Одинокий мужчина поневоле вызывает подозрения, но кого встревожит присутствие отца с дочкой? Так что с арабами или берберами она живо столкуется.
Правда, времена нынче не те, что в пору ее бесшабашной молодости.
Сейчас над Магрибом – Северной Африкой – властвует Османская империя, та самая Блистательная Порта, которая положила конец правлению базилевсов, перетолмачила имя Константинополь в Стамбул, а вокруг Святой Софии понаставила минаретов, превратив собор в мечеть.
Хотя как раз в Алжире царствует ага – Елена смотрела в Интернете.
Раньше паша правил, ставленник турецкого султана, а нынче янычары подсадили на трон агу, своего командира и предводителя. Хаджи Али-агу.
Пиратская та’ифа, буйная вольница, держала в страхе всё Средиземноморье, стычки пиратов с янычарами происходили постоянно, но до большой резни не доходило – те на море, эти на суше. Полумирное сосуществование.
Но это далеко не весь расклад, в Алжире всё куда сложней.
Вот есть тут такие мориски, изгнанные из Испании потомки андалузских мавров.
Эти полукровки очень злы на испанцев, да и на всех европейцев заодно. Местные реисы, капитаны пиратских кораблей, охотно берут их в команду, но на земле алжирской мориски считаются людьми второго сорта.
А еще тут проживают кулуглисы – солдатские сыновья, прижитые янычарами от мавританок. Эти тоже унижены и оскорблены.
И, наконец, туареги, всадники пустыни.
Власть головорезов-янычар кончается за южными отрогами Атласских гор, дальше пролегают пески Сахары. Туда никакой ага не сунется, боязно ему.
Сухова нахмурила соболиные брови: к чему эта инфа? Она что, собирается здесь оставаться?
Приблизившись к воротам Танит, Елена вытянула руку, словно надеясь отворить невидимую дверь, и медленно опустила.
Что же ей делать? Ждать, пока Акимову привезут запасной хроностабилизатор, и он ттуда откроет портал?
И когда же случится это событие?

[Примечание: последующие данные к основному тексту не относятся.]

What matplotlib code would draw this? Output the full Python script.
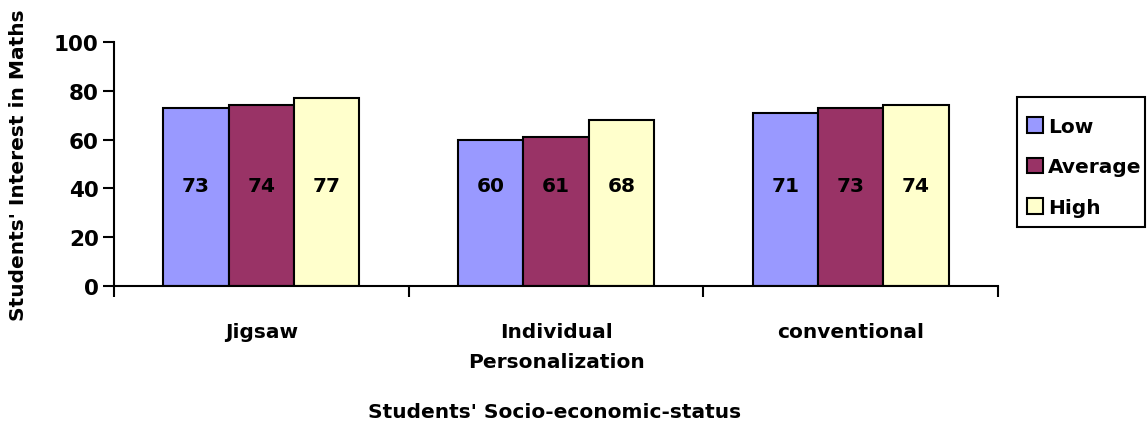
import matplotlib
matplotlib.use("Agg")
import matplotlib.pyplot as plt
from matplotlib.patches import Rectangle
import numpy as np

plt.rcParams['font.family'] = ['DejaVu Sans']
plt.rcParams['font.weight'] = 'bold'

categories = ["Jigsaw", "Individual\nPersonalization", "conventional"]
series_names = ["Low", "Average", "High"]
low = [73, 60, 71]
average = [74, 61, 73]
high = [77, 68, 74]
colors = ["#9999FF", "#993366", "#FFFFCC"]
yticks = [0, 20, 40, 60, 80, 100]

W, H = 1147, 427
fig = plt.figure(figsize=(W/100, H/100), dpi=100)
ax = fig.add_axes([114/W, 1-287/H, (998-114)/W, (287-43)/H])

x = np.arange(len(categories)) + 0.5
bw = 0.222
label_y = 41
handles = []
for i, (vals, name, c) in enumerate(zip([low, average, high], series_names, colors)):
    pos = x + (i - 1) * bw
    b = ax.bar(pos, vals, width=bw, color=c, edgecolor="black", linewidth=1.5, label=name)
    handles.append(b)
    for p, v in zip(pos, vals):
        ax.text(p, label_y, str(v), ha="center", va="center", fontsize=14.5, fontweight="bold")

ax.set_xlim(0, 3)
ax.set_ylim(0, 100)
ax.set_yticks(yticks)
ax.set_xticks([0, 1, 2, 3])
ax.set_xticklabels([])
ax.set_xticks(x, minor=True)
ax.set_xticklabels(categories, minor=True, fontsize=14.5, fontweight="bold", linespacing=1.75)
ax.tick_params(axis="x", which="minor", length=0, pad=26)
ax.tick_params(axis="x", which="major", length=8, width=1.5, direction="out")
ax.tick_params(axis="y", length=8, width=1.5, direction="out", labelsize=15.5, pad=3)
for lab in ax.get_yticklabels():
    lab.set_fontweight("bold")
for s in ["top", "right"]:
    ax.spines[s].set_visible(False)
for s in ["left", "bottom"]:
    ax.spines[s].set_linewidth(1.5)

ax.set_ylabel("Students' Interest in Maths", fontsize=14.5, fontweight="bold")
ax.yaxis.set_label_coords(-(114-28)/884, 0.5)
fig.text(555/W, 1-413/H, "Students' Socio-economic-status", ha="center", va="center",
         fontsize=14.5, fontweight="bold")

# legend box
fig.patches.append(Rectangle((1017/W, 1-228/H), 128/W, 130/H, transform=fig.transFigure,
                             facecolor="white", edgecolor="black", linewidth=1.5, zorder=1))
leg = fig.legend(handles, series_names, loc="center left", bbox_to_anchor=(1023/W, 1-168/H),
                 bbox_transform=fig.transFigure,
                 frameon=False, fontsize=14.5,
                 handlelength=0.8, handleheight=0.8, handletextpad=0.25, labelspacing=1.07,
                 borderpad=0.2, borderaxespad=0)
leg.set_zorder(5)
for t in leg.get_texts():
    t.set_fontweight("bold")
for h in leg.legend_handles:
    h.set_linewidth(1.5)

fig.savefig("out.png", dpi=100)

Через неделю? Через месяц?
А жить ей где всё это время? Питаться чем, где брать воду?
Без еды можно протянуть несколько дней, но не пить хотя бы сутки… В Сахаре это равносильно самоубийству.
А в Крепости ифритов ни воды, ни даже тени. И как быть?
Неясный шорох осыпавшегося песка разбудил в Елене давно уж задремавшие инстинкты.
Резко отпрыгнув в сторону, женщина отвела нож. На нее наступал худой бородатый тип в живописном одеянии – шаровары, полосатая, будто у зэка, рубаха, чалма – всё до ужаса грязное и вонючее.
В руках тип держал кривой кинжал, за поясом у него торчал пистолет с богато отделанной рукояткой. И не боится же ифритов!
– Прочь! – холодно сказала Елена по-арабски.
Бородач лишь ухмыльнулся, поигрывая ножом.
Это его и сгубило – привычный к женщинам забитым и робким, он не ожидал сопротивления. И зря.
Молниеносный выпад Мелиссины – и нож вошел типу под ребро. Мужик выпучил глаза, оседая на колени.
Яростный крик послышался от ворот Танит – под аркой перебирал ногами великолепный одногорбый верблюд, белый мехари. Оседлавший его араб потрясал кривым мечом-скимитаром.